Ancak tam da yeni rejim inşa edilirken CHP’nin bu inşaya değil, kendi içine yoğunlaşmasının yol açtığı başka sonuçlarla birlikte, CHP’ye oy veren kesimlerin yaşadığı hayal kırıklığını arttırdığı da bir vaka...
Çok doğru. Şunu vurgulamak istiyorum, bugün Türkiye’de derli toplu bir sosyalist örgütlenme, bir muhalefet odağı olsa idi, bu durumun siyasal süreçlerin kalitesini artıracağını ve bu bağlamda örneğin CHP içinde yaşanan olağanüstü kongre sürecindeki savrulmanın da olmayacağını düşünüyorum. Demokratik muhalefetin gelişiminde Türkiye sosyalistlerinin bir deniz feneri rolü var ve bu rolün yerine getirilmesi ancak kendi varlık alanlarını iyi tanımlamaları ile mümkün olacak.

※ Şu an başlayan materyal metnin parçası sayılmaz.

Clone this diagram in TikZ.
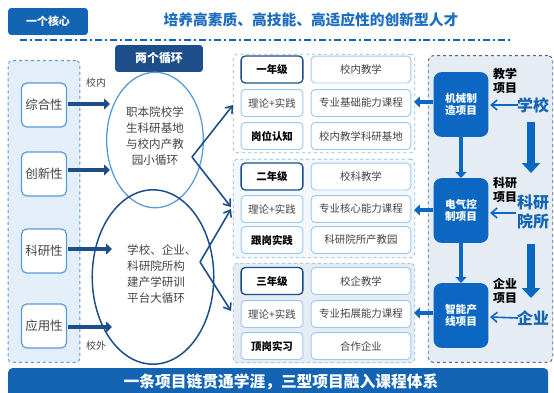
\documentclass[tikz,border=0pt]{standalone}
\usepackage{fontspec}
\setmainfont{Noto Sans CJK SC}
\usetikzlibrary{arrows.meta,shapes.geometric}
\definecolor{bannerblue}{HTML}{1464B4}
\definecolor{titleblue}{HTML}{1E6EBF}
\definecolor{navy}{HTML}{1D4E89}
\definecolor{panelfill}{HTML}{E4EEF8}
\definecolor{paneledge}{HTML}{5A9BD5}
\definecolor{boxedge}{HTML}{8BBBE6}
\definecolor{celledge}{HTML}{9CC8EE}
\definecolor{rightfill}{HTML}{E6ECF3}
\definecolor{rightedge}{HTML}{4A6A8A}
\definecolor{projblue}{HTML}{0B67C2}
\definecolor{txtgray}{HTML}{444444}
\newcommand{\fs}[1]{\fontsize{#1}{#1}\selectfont}
\tikzset{
  attr/.style={draw=paneledge, line width=1.2pt, rounded corners=5pt, fill=white,
    minimum width=45pt, minimum height=44pt, inner sep=0pt, font=\fs{12.5}, text=txtgray},
  cell/.style={draw=celledge, line width=0.9pt, rounded corners=4pt, fill=white,
    minimum height=27pt, inner sep=0pt, font=\fs{10.5}, text=txtgray},
  lcell/.style={cell, minimum width=62pt},
  rcell/.style={cell, minimum width=100pt},
  boldcell/.style={lcell, font=\fs{10.5}\bfseries, text=black},
  yearcell/.style={lcell, draw=navy, line width=1.3pt, font=\fs{10.5}\bfseries, text=black},
  yearbox/.style={draw=boxedge, dashed, line width=0.8pt, rounded corners=4pt},
  proj/.style={fill=projblue, rounded corners=8pt, minimum width=55pt, minimum height=65pt,
    inner sep=0pt, text=white, font=\fs{10.7}\bfseries, align=center},
  fat/.style={line width=4pt, draw=navy, -{Triangle[length=6pt,width=11pt]}},
  fatblue/.style={line width=4pt, draw=projblue, -{Triangle[length=6pt,width=11pt]}},
  bigdown/.style={line width=8pt, draw=projblue, -{Triangle[length=10pt,width=18pt]}},
  thin/.style={line width=1.6pt, draw=projblue, -{Straight Barb[length=6pt,width=10pt]}},
  cross/.style={line width=1.6pt, draw=navy, -{Straight Barb[length=6pt,width=9pt]}},
  plabel/.style={font=\fs{12}\bfseries, align=center, text=black, inner sep=0pt},
  slabel/.style={font=\fs{16}\bfseries, align=center, text=bannerblue, inner sep=0pt},
}
\begin{document}
\begin{tikzpicture}[x=1bp,y=-1bp]
\useasboundingbox (0,0) rectangle (554,392);
% top core
\node[fill=bannerblue, rounded corners=3pt, minimum width=80pt, minimum height=27pt, inner sep=0pt,
  text=white, font=\fs{11}\bfseries] (core) at (48,21.5) {一个核心};
\node[text=titleblue, font=\fs{14.8}\bfseries, inner sep=0pt] (title) at (311,20) {培养高素质、高技能、高适应性的创新型人才};
\coordinate (dl) at (20,40);
\coordinate (dr) at (512,40);
\draw[draw=bannerblue, line width=2pt, dash pattern=on 7pt off 3pt on 2pt off 3pt] (dl) -- (dr);

% left panel
\node[draw=paneledge, dashed, fill=panelfill, line width=0.9pt, rounded corners=4pt,
  minimum width=72pt, minimum height=303pt, inner sep=0pt] (lpanel) at (44,211.5) {};
\node[attr] (a1) at (44,105) {综合性};
\node[attr] (a2) at (44,174) {创新性};
\node[attr] (a3) at (44,251) {科研性};
\node[attr] (a4) at (44,326) {应用性};
\coordinate (t1) at (110,104);
\coordinate (t2) at (110,170);
\coordinate (t3) at (112,249);
\coordinate (t4) at (112,327);
\draw[fat] (a1.east) ++(1,-1) -- (t1);
\draw[fat] (a2.east) ++(1,-4) -- (t2);
\draw[fat] (a3.east) ++(1,-2) -- (t3);
\draw[fat] (a4.east) ++(1,1) -- (t4);
\node[font=\fs{10}, text=txtgray, inner sep=0pt] (xn) at (96,83) {校内};
\node[font=\fs{10}, text=txtgray, inner sep=0pt] (xw) at (96,346) {校外};

% two loops
\node[fill=navy, rounded corners=3pt, minimum width=88pt, minimum height=27pt, inner sep=0pt,
  text=white, font=\fs{12}\bfseries] (loops) at (159,58.5) {两个循环};
\node[draw=paneledge, line width=1.3pt, ellipse, minimum width=97pt, minimum height=136pt, inner sep=0pt]
  (small) at (155,140) {};
\node[draw=navy, line width=1.5pt, ellipse, minimum width=122pt, minimum height=175pt, inner sep=0pt]
  (big) at (153,277) {};
\node[font=\fs{11.6}, align=center, text=txtgray, inner sep=0pt] (stext) at (155,136)
  {职本院校学\\[4.4pt]生科研基地\\[4.4pt]与校内产教\\[4.4pt]园小循环};
\node[font=\fs{11.6}, align=left, text=txtgray, inner sep=0pt, anchor=west] (btext) at (127,274)
  {学校、企业、\\[4.4pt]科研院所构\\[4.4pt]建产学研训\\[4.4pt]平台大循环};

% middle year boxes
\node[yearbox, fill=white, minimum width=182pt, minimum height=99pt, inner sep=0pt] (y1) at (324,103.5) {};
\node[yearbox, fill=white!60!panelfill, minimum width=182pt, minimum height=99pt, inner sep=0pt] (y2) at (324,208.5) {};
\node[yearbox, fill=rightfill, minimum width=182pt, minimum height=100pt, inner sep=0pt] (y3) at (324,313) {};

\node[yearcell] (g1) at (272,69.5) {一年级};
\node[rcell] (g1r) at (361,69.5) {校内教学};
\node[lcell] (p1) at (272,103) {理论+实践};
\node[rcell] (p1r) at (361,103) {专业基础能力课程};
\node[boldcell] (q1) at (272,136) {岗位认知};
\node[rcell] (q1r) at (361,136) {校内教学科研基地};

\node[yearcell] (g2) at (272,176.5) {二年级};
\node[rcell] (g2r) at (361,176.5) {校科教学};
\node[lcell] (p2) at (272,209) {理论+实践};
\node[rcell] (p2r) at (361,209) {专业核心能力课程};
\node[boldcell] (q2) at (272,240) {跟岗实践};
\node[rcell] (q2r) at (361,240) {科研院所产教园};

\node[yearcell] (g3) at (272,281) {三年级};
\node[rcell] (g3r) at (361,281) {校企教学};
\node[lcell] (p3) at (272,314) {理论+实践};
\node[rcell] (p3r) at (361,314) {专业拓展能力课程};
\node[boldcell] (q3) at (272,346) {顶岗实习};
\node[rcell] (q3r) at (361,346) {合作企业};

% crossing arrows
\coordinate (v1) at (192,157);
\coordinate (v2) at (200,262);
\coordinate (e1) at (233,105);
\coordinate (e2) at (231,207);
\coordinate (e3) at (231,209);
\coordinate (e4) at (231,311);
\draw[cross] (v1) -- (e1);
\draw[cross] (v1) -- (e2);
\draw[cross] (v2) -- (e3);
\draw[cross] (v2) -- (e4);

% right panel
\node[draw=rightedge, dashed, fill=rightfill, line width=0.9pt, rounded corners=5pt,
  minimum width=125pt, minimum height=308pt, inner sep=0pt] (rpanel) at (490.5,209) {};
\node[proj] (m1) at (461,104.5) {机械制\\[2pt]造项目};
\node[proj] (m2) at (461,210.5) {电气控\\[2pt]制项目};
\node[proj] (m3) at (461,315.5) {智能产\\[2pt]线项目};
\draw[fatblue] (m1.south) -- (m2.north);
\draw[fatblue] (m2.south) -- (m3.north);
\coordinate (c1) at (414,102);
\coordinate (c2) at (414,210);
\coordinate (c3) at (414,313);
\draw[fatblue] (m1.west |- c1) -- (c1);
\draw[fatblue] (m2.west |- c2) -- (c2);
\draw[fatblue] (m3.west |- c3) -- (c3);

\node[plabel] (l1) at (505,81) {教学\\[2pt]项目};
\node[plabel] (l2) at (505,190) {科研\\[2pt]项目};
\node[plabel] (l3) at (505,291) {企业\\[2pt]项目};
\node[slabel] (s1) at (533,105) {学校};
\node[slabel] (s2) at (533,212) {科研\\[3pt]院所};
\node[slabel] (s3) at (533,318) {企业};
\coordinate (h1) at (490,105);
\coordinate (h2) at (490,213);
\coordinate (h3) at (490,317);
\draw[thin] (s1.west) ++(1,0) -- (h1);
\draw[thin] (s2.west |- h2) ++(-1,0) -- (h2);
\draw[thin] (s3.west) ++(1,0) -- (h3);
\coordinate (b1s) at (531,122);
\coordinate (b1e) at (531,173);
\coordinate (b2s) at (531,244);
\coordinate (b2e) at (531,298);
\draw[bigdown] (b1s) -- (b1e);
\draw[bigdown] (b2s) -- (b2e);

% bottom banner
\node[fill=bannerblue, rounded corners=4pt, minimum width=542pt, minimum height=34pt, inner sep=0pt,
  anchor=north west] (bottom) at (8,368) {};
\node[text=white, font=\fs{15.8}\bfseries, inner sep=0pt] (btitle) at (281,382) {一条项目链贯通学涯，三型项目融入课程体系};
\end{tikzpicture}
\end{document}
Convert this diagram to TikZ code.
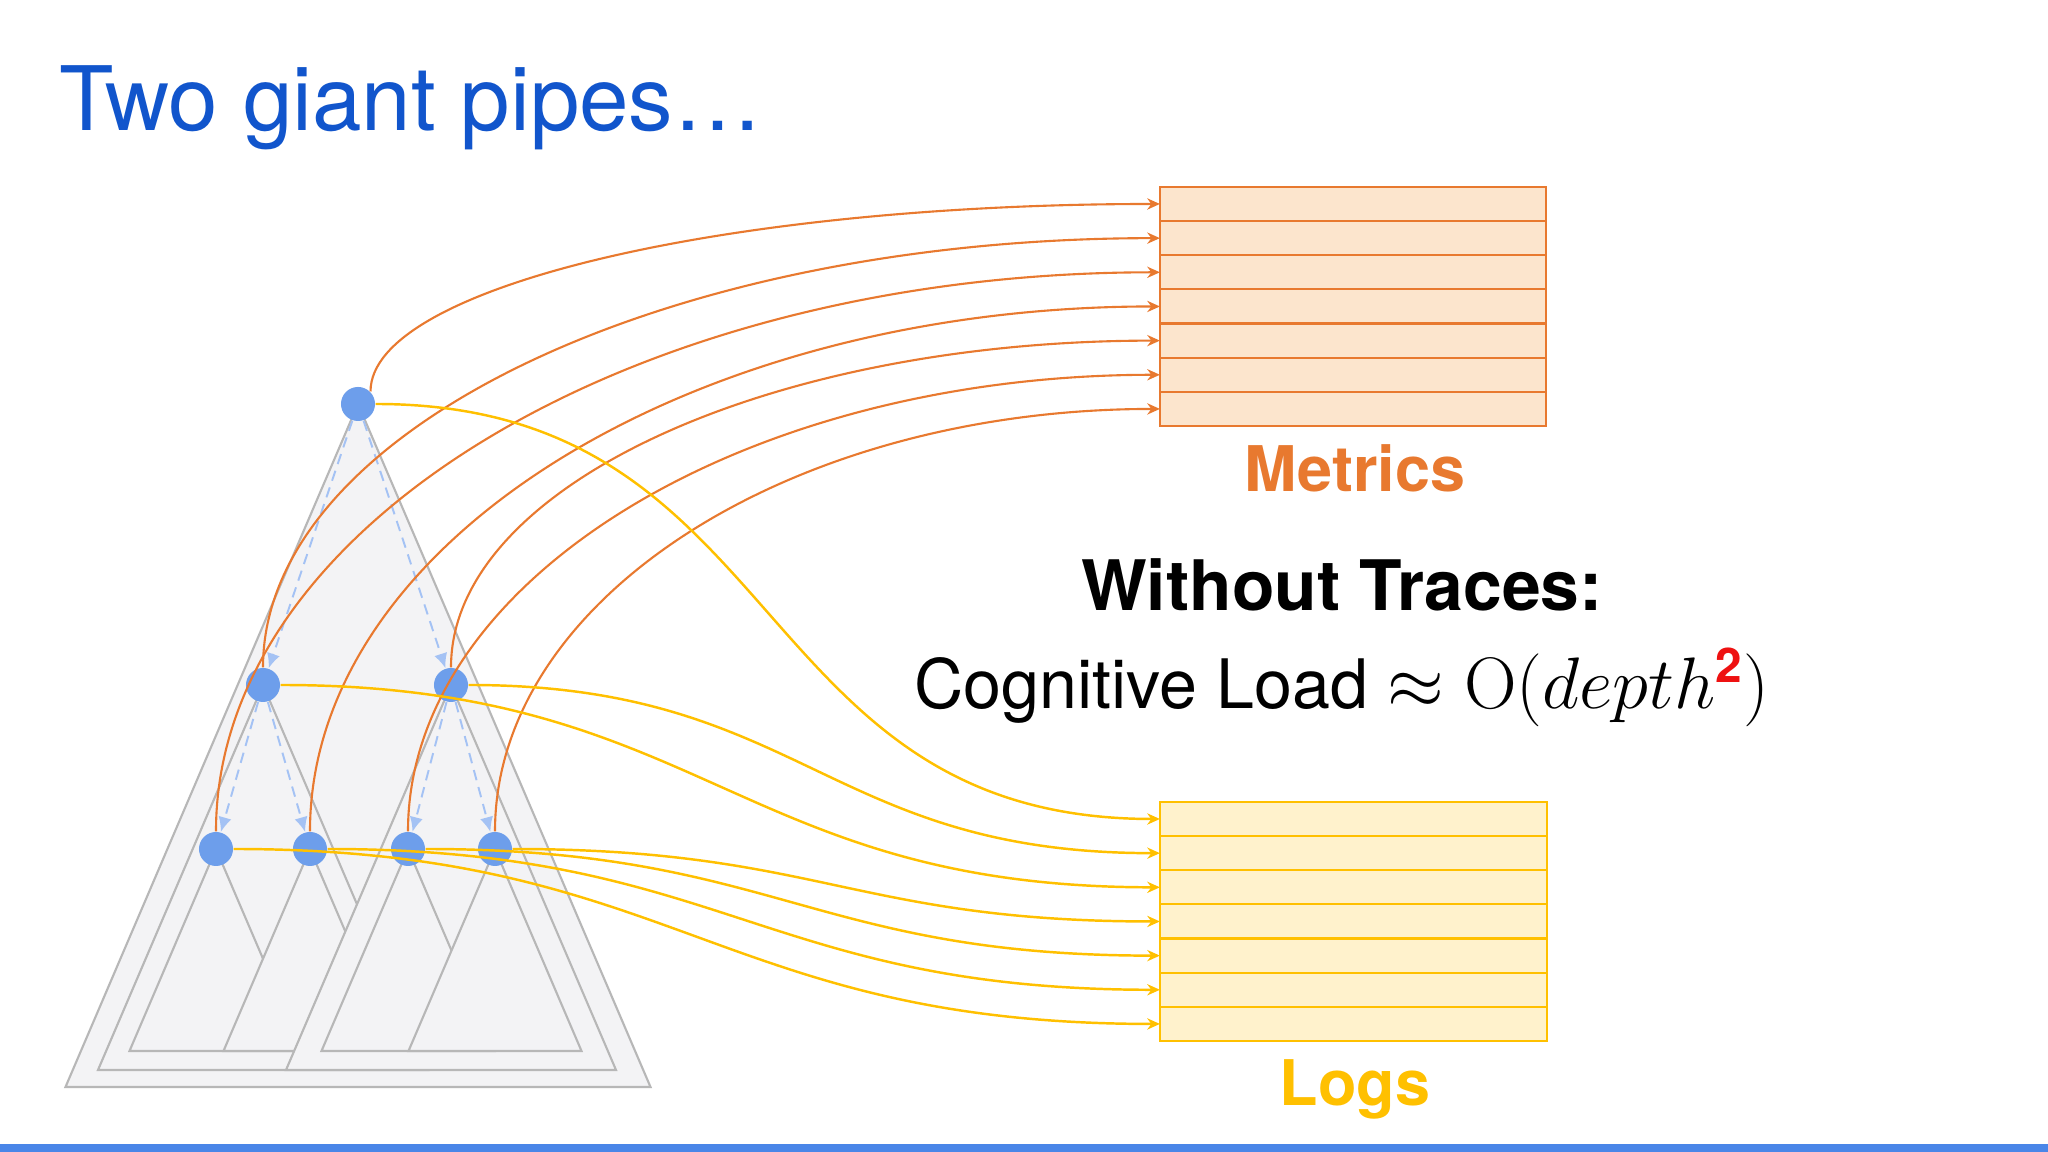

CHP’ye geri dönersek; CHP bir parti olmaktan çok bir koalisyon. Parti bütünlüğü olmayan, değişik öncelikler sırasına göre konjonktürel biçimde yan yana dizilmiş insanlardan, gruplardan oluşan partide, çoktan halledilmiş olması gereken tartışmaların 24 Haziran sonrası moralsiz dönemde yeniden canlandığı görülüyor. CHP’yi de kapsayan bir biçimde 24 Haziran sonrası yapısal dönüşüm sürecinde sonra, Türkiye’de sosyalistlerden sosyal demokratlara, İslamcılardan milliyetçilere kadar siyasal haritanın yeniden şekilleneceğini düşünüyorum. Nitekim İYİ Parti içinde seçim sonrasında çıkan birtakım çatlak sesler, o cenahta da bir yapısal dönüşüm olduğunu gösteriyor. CHP’de seçim sonrasında çıkan bu ayırımın aynı şekilde orada da bir değişimi getireceğini düşünüyorum. HDP’nin büyük bir fedakarlık göstererek meclise getirdiği sosyalistlerin performansı doğrultusunda sosyalist sol içinde de değişiklikler bekliyorum. Türkiye’de 10 yıl sonra siyasal aktör, siyasal parti, siyasal mücadele eksenlerinin ciddi bir dönüşüme uğramış olacağını düşünüyorum. Özellikle tarihsel olarak Türkiye sosyalist mücadelesine kadro vermiş kesim ve kategorilerde yaşanan sosyolojik dönüşüm doğrultusunda yeni sosyalist siyasal aktörün tanımlanması ve harekete geçirilmesinin en yakıcı sorun olduğu düşüncesindeyim.